The Brexit quandary – when policy solutions become the problem

0 comments | 19 shares

Estimated reading time: 7 minutes

Patrick Diamond

Jeremy Richardson

November 7th, 2023

The Brexit quandary – when policy solutions become the problem

0 comments | 19 shares

Estimated reading time: 7 minutes

Seven years on, we now have considerable perspective on the policy challenges and dilemmas posed by Brexit. Patrick Diamond and Jeremy Richardson outline four concepts that can help make sense of the predicament Brexit has led to and explain why finding ways to overcome them creates so many headaches for policy-makers.

This article is part of our series on policymaking in the UK after Brexit. For more analysis, visit the focus page


Richardson and Rittberger, in analysing the causes of Brexit, argued that the British political elite presided over a policy process that was an “omnishambles” of monumental proportions. Office holders lost the ability to steer, let alone control, the policy process, with little or no understanding of what the short-term or long-term outcome would be. Perhaps the greatest paradox of Britain’s decision to leave the EU is that, though the process itself has been an omnishambles, the actual decision was undoubtedly a critical juncture in British post-war politics, quite possibly the most consequential policy decision since Britain joined the then European Community in 1973.

In practice, “the European question” has often dominated post-war British politics and has produced two critical junctures of historic proportions: first to step on the escalator of European Integration in 1973, and then in 2016 deciding to get off the escalator. The problem for policy-makers is that it is extremely difficult to predict how a critical juncture will pan out over time.
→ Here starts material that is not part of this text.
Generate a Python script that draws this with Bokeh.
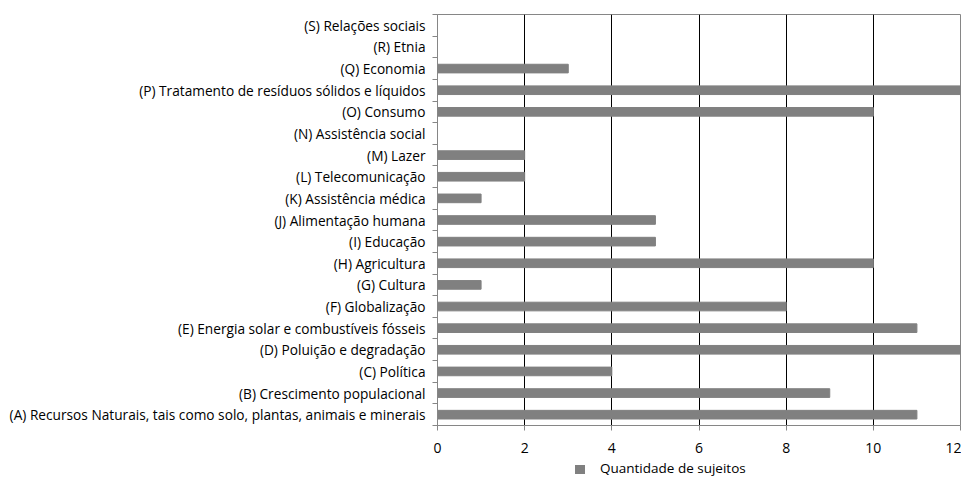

Moreover, it is important to grasp the temporal dimension of the Brexit process, as change has unfolded over time. After the 1973 critical juncture, it took many years for British policy-making to become fully Europeanised. Far from being “the awkward partner” within the EU, Britain became one of the most effective European players, both in terms of adapting its domestic machinery of government to European membership and being one of the most admired players in the complex Brussels policy games. The British Government’s adaptation to the EU rules of the game was matched by the sheer professionalism of British interest groups as lobbyists in Brussels. As time wore on, Britain became adept at espousing and benefitting from those European policies that suited its interests, while sometimes opting out of those that it found objectionable. To a considerable degree, therefore, Britain managed to have its cake and eat it.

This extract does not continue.